The exercise: Return exactly, please, the lines that run from the line with "What Chart.js code" to the line with "ctx.strokeRect(bx1, by1, bx2", ends included, and omit all pictures.

-- Recorded data start --

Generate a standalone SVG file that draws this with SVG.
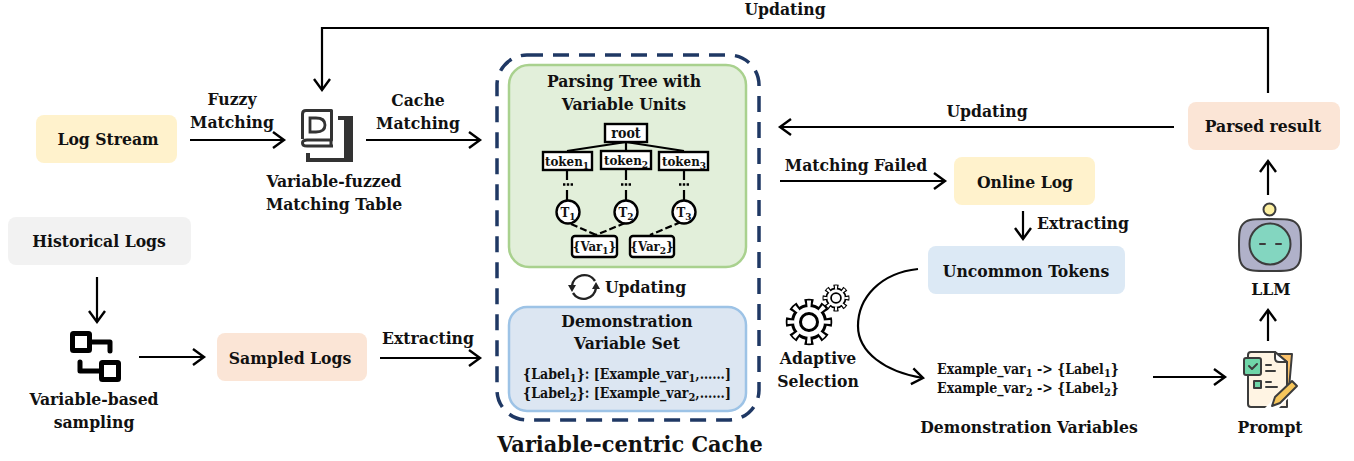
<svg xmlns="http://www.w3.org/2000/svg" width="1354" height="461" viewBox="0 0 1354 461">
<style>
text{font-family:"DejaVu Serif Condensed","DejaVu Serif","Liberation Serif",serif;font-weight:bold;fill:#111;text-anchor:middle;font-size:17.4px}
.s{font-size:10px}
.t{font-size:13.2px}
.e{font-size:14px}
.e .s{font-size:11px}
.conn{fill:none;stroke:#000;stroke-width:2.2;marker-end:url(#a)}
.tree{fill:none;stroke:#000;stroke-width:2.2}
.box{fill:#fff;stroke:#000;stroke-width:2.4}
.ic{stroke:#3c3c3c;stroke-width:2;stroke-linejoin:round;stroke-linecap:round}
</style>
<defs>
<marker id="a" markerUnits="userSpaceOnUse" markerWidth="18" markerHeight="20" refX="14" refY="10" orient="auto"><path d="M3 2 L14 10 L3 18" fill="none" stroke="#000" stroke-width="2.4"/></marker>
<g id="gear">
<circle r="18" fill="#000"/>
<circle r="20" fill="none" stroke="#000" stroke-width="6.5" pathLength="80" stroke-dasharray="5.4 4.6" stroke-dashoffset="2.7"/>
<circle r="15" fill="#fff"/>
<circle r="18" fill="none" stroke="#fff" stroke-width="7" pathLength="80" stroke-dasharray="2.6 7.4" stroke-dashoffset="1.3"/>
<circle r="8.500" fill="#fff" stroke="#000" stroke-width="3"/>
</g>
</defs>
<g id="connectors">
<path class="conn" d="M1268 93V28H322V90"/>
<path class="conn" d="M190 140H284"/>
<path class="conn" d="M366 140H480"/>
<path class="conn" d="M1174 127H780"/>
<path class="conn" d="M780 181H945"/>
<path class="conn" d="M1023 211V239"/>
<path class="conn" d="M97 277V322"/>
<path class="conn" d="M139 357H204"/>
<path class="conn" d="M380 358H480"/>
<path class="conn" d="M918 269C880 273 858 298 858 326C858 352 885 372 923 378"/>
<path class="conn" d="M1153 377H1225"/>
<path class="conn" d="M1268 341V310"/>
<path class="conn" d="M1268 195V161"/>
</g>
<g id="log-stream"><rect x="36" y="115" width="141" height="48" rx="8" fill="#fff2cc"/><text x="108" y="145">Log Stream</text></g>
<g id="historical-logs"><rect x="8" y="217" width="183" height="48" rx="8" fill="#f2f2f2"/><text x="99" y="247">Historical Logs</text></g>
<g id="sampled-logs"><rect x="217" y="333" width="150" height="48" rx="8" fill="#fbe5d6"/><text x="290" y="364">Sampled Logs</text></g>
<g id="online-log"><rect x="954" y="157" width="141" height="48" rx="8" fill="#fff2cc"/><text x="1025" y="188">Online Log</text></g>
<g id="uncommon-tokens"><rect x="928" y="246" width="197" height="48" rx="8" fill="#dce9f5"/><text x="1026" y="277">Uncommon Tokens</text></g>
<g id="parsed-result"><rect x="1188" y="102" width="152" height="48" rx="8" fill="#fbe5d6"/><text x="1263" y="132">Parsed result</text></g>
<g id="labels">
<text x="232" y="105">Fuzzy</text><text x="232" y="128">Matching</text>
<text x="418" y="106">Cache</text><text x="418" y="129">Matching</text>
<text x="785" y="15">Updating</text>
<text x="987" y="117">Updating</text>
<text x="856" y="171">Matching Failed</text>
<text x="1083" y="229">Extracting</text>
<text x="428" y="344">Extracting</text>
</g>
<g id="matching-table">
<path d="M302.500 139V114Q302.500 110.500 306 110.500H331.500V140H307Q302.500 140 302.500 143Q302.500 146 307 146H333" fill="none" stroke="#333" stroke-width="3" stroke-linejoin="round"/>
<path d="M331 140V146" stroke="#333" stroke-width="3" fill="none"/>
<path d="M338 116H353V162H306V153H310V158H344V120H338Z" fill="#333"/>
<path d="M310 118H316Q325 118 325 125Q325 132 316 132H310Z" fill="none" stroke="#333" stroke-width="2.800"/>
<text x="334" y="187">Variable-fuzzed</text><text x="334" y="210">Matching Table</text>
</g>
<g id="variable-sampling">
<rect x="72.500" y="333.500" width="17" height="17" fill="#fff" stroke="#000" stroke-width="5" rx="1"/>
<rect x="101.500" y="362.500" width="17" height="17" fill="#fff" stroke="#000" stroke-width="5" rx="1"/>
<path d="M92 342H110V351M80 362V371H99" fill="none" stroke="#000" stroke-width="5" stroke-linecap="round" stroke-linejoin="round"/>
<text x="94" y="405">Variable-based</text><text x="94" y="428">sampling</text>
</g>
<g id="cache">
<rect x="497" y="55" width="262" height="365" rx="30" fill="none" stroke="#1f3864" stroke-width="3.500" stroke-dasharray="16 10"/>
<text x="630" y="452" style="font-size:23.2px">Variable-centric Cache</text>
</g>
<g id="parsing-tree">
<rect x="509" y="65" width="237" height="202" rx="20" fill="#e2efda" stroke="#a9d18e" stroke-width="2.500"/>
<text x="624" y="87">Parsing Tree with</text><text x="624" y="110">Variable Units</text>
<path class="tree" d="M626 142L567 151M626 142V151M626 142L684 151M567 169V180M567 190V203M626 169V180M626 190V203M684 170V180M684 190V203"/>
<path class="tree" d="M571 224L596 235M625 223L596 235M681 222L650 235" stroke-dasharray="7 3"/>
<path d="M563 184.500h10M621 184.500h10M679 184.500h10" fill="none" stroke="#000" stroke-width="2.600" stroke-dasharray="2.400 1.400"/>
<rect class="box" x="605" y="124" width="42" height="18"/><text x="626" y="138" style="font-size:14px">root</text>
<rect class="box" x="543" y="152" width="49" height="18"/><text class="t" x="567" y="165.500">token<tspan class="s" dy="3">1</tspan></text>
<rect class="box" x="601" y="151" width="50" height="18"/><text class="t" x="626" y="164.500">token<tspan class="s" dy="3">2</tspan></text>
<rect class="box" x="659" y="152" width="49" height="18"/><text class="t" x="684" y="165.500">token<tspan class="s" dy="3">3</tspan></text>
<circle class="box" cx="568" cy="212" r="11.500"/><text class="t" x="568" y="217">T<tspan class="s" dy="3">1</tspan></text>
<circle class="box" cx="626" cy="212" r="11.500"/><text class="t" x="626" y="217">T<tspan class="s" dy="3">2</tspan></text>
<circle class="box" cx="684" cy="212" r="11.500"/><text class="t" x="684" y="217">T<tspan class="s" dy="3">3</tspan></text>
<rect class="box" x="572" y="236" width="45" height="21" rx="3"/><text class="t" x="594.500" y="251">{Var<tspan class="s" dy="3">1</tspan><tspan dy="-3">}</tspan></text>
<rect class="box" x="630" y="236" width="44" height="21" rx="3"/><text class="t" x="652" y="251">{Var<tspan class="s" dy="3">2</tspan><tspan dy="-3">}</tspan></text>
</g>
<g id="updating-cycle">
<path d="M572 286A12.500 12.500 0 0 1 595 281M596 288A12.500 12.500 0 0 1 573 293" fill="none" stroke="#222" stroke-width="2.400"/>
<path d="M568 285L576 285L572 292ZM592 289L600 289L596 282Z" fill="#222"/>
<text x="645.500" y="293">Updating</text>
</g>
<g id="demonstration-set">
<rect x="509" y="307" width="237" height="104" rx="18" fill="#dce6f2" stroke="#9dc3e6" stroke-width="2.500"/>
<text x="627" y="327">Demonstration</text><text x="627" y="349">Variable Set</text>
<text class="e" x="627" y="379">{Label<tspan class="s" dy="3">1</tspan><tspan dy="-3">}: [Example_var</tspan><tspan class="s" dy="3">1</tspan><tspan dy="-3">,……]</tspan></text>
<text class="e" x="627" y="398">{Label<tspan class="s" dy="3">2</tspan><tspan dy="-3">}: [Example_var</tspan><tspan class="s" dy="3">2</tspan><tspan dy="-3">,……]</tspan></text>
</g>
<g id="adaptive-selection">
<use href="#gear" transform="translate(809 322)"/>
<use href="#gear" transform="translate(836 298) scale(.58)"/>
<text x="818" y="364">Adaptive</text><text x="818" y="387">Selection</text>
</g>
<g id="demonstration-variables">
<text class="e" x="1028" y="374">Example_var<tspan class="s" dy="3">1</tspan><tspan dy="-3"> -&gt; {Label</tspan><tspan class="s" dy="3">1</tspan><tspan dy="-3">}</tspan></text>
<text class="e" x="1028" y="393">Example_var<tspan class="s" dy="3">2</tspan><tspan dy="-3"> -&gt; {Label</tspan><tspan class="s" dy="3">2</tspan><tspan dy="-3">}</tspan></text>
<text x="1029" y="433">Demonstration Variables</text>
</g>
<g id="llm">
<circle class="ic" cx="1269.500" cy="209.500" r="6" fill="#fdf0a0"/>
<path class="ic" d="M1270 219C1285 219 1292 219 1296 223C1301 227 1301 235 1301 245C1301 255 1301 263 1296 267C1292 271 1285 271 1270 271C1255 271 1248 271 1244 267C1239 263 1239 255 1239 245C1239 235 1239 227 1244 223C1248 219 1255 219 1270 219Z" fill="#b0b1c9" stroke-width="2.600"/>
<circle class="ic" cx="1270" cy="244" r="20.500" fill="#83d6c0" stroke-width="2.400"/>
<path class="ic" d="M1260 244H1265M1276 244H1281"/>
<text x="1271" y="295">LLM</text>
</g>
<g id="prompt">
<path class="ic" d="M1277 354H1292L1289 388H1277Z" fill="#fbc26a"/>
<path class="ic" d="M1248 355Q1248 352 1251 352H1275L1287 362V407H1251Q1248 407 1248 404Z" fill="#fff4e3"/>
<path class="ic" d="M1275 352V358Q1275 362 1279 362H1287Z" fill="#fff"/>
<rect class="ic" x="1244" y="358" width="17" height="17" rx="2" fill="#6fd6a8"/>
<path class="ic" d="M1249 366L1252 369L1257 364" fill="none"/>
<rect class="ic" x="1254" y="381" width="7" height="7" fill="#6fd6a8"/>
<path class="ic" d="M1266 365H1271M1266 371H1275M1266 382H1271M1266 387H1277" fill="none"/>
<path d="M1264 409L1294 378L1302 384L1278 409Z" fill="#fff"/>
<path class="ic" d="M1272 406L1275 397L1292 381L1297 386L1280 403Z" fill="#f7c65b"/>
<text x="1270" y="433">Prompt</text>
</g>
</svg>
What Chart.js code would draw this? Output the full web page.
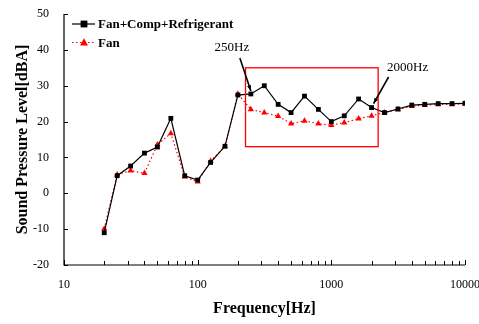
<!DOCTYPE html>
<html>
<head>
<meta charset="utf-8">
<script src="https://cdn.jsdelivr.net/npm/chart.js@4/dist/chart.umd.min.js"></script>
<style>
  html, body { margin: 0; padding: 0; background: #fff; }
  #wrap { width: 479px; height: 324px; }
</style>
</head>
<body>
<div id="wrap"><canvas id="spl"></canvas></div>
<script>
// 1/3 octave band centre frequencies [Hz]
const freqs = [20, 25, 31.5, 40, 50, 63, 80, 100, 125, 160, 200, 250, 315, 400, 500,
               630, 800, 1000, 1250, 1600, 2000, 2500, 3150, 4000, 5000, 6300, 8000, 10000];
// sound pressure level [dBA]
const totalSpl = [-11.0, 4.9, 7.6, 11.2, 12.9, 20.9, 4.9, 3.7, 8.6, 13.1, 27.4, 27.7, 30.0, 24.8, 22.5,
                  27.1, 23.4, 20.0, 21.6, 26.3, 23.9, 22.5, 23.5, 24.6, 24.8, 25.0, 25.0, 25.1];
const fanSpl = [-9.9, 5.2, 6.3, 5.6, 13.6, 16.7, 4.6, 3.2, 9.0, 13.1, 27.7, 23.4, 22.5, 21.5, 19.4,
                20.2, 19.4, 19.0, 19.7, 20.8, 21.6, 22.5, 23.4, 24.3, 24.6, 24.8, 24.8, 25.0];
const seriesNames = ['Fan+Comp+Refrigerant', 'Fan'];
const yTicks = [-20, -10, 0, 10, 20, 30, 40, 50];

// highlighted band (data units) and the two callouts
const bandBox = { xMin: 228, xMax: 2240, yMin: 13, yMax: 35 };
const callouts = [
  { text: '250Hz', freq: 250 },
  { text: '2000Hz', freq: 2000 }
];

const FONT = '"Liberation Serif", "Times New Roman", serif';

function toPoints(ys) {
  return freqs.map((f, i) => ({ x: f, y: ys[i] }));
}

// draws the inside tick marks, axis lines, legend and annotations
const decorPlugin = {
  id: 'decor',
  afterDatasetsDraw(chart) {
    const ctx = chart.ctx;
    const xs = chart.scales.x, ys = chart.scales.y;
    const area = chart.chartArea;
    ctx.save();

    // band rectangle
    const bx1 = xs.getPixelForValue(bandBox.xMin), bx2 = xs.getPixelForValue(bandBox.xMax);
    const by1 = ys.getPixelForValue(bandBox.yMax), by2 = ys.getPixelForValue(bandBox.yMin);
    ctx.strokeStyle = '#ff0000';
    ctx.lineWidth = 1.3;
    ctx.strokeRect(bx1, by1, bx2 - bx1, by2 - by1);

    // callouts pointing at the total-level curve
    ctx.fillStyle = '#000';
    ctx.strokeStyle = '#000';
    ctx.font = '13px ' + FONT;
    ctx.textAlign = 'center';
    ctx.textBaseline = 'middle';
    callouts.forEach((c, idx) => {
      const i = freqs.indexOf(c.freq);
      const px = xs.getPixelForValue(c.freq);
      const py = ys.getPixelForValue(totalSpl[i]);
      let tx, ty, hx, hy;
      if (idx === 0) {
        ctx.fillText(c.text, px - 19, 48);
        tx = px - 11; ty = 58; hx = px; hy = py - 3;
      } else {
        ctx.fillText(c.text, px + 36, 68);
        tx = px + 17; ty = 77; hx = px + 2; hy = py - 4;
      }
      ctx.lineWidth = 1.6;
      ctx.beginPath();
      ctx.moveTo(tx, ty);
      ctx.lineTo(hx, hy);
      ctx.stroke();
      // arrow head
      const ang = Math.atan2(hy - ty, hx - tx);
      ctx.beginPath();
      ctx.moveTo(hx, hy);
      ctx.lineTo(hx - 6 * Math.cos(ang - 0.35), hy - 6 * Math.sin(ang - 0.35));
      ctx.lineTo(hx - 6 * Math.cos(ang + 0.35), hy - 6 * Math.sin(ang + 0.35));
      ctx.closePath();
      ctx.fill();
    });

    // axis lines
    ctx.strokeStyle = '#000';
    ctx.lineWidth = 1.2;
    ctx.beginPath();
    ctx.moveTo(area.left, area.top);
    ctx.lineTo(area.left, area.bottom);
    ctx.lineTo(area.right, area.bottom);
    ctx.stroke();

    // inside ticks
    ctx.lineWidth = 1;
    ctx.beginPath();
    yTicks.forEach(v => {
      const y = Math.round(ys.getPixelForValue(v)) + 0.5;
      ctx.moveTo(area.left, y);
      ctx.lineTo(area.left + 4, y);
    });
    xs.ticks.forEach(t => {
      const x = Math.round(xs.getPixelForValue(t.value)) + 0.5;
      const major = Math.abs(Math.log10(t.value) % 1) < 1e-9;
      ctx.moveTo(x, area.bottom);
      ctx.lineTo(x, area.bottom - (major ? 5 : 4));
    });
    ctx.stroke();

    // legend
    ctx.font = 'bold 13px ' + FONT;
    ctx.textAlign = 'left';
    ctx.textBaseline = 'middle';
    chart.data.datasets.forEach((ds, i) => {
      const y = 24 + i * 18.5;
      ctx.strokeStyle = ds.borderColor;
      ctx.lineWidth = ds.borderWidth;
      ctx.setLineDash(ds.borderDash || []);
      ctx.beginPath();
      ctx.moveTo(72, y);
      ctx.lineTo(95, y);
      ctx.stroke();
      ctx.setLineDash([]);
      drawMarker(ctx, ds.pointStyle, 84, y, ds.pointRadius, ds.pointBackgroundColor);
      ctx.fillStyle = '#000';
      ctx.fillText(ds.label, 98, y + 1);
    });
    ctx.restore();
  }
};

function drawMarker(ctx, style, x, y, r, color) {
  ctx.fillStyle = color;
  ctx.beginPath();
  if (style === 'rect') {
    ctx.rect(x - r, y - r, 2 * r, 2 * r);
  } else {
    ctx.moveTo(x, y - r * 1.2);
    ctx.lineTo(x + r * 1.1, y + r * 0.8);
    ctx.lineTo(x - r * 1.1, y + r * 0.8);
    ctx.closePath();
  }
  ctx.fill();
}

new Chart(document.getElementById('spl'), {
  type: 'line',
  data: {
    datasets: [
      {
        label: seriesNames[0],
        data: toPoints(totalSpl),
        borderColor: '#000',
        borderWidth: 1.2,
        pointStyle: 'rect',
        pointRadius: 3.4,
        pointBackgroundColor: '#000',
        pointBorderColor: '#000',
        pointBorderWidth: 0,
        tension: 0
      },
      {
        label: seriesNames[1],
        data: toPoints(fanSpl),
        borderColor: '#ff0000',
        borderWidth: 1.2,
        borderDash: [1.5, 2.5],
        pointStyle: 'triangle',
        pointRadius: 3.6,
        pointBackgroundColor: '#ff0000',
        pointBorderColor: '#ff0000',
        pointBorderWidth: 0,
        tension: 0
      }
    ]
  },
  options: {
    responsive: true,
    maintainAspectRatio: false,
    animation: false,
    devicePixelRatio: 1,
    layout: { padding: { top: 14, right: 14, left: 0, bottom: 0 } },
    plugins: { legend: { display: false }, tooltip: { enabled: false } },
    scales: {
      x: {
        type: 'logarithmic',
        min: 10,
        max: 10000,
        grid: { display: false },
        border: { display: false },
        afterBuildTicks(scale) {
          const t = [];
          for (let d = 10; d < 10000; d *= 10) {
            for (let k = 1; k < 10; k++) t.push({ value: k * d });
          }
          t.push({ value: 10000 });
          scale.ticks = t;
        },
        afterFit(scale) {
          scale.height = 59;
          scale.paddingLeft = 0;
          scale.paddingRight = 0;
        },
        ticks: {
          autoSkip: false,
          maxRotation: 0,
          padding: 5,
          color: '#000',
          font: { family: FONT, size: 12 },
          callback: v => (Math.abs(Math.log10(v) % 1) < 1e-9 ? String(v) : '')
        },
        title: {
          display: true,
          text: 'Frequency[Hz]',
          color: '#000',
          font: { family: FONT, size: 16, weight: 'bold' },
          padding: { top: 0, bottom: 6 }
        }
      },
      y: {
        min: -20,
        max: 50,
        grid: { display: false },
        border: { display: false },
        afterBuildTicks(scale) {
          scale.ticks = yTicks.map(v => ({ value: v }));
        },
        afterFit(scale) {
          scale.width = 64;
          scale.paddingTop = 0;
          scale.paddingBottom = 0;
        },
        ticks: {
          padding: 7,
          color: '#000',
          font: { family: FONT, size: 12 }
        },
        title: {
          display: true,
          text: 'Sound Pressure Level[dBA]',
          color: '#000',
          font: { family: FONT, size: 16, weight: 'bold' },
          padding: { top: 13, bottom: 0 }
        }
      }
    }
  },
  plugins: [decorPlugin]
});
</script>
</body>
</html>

-- Recorded data end --

Problem solution:
What Chart.js code would draw this? Output the full web page.
<!DOCTYPE html>
<html>
<head>
<meta charset="utf-8">
<script src="https://cdn.jsdelivr.net/npm/chart.js@4/dist/chart.umd.min.js"></script>
<style>
  html, body { margin: 0; padding: 0; background: #fff; }
  #wrap { width: 479px; height: 324px; }
</style>
</head>
<body>
<div id="wrap"><canvas id="spl"></canvas></div>
<script>
// 1/3 octave band centre frequencies [Hz]
const freqs = [20, 25, 31.5, 40, 50, 63, 80, 100, 125, 160, 200, 250, 315, 400, 500,
               630, 800, 1000, 1250, 1600, 2000, 2500, 3150, 4000, 5000, 6300, 8000, 10000];
// sound pressure level [dBA]
const totalSpl = [-11.0, 4.9, 7.6, 11.2, 12.9, 20.9, 4.9, 3.7, 8.6, 13.1, 27.4, 27.7, 30.0, 24.8, 22.5,
                  27.1, 23.4, 20.0, 21.6, 26.3, 23.9, 22.5, 23.5, 24.6, 24.8, 25.0, 25.0, 25.1];
const fanSpl = [-9.9, 5.2, 6.3, 5.6, 13.6, 16.7, 4.6, 3.2, 9.0, 13.1, 27.7, 23.4, 22.5, 21.5, 19.4,
                20.2, 19.4, 19.0, 19.7, 20.8, 21.6, 22.5, 23.4, 24.3, 24.6, 24.8, 24.8, 25.0];
const seriesNames = ['Fan+Comp+Refrigerant', 'Fan'];
const yTicks = [-20, -10, 0, 10, 20, 30, 40, 50];

// highlighted band (data units) and the two callouts
const bandBox = { xMin: 228, xMax: 2240, yMin: 13, yMax: 35 };
const callouts = [
  { text: '250Hz', freq: 250 },
  { text: '2000Hz', freq: 2000 }
];

const FONT = '"Liberation Serif", "Times New Roman", serif';

function toPoints(ys) {
  return freqs.map((f, i) => ({ x: f, y: ys[i] }));
}

// draws the inside tick marks, axis lines, legend and annotations
const decorPlugin = {
  id: 'decor',
  afterDatasetsDraw(chart) {
    const ctx = chart.ctx;
    const xs = chart.scales.x, ys = chart.scales.y;
    const area = chart.chartArea;
    ctx.save();

    // band rectangle
    const bx1 = xs.getPixelForValue(bandBox.xMin), bx2 = xs.getPixelForValue(bandBox.xMax);
    const by1 = ys.getPixelForValue(bandBox.yMax), by2 = ys.getPixelForValue(bandBox.yMin);
    ctx.strokeStyle = '#ff0000';
    ctx.lineWidth = 1.3;
    ctx.strokeRect(bx1, by1, bx2 - bx1, by2 - by1);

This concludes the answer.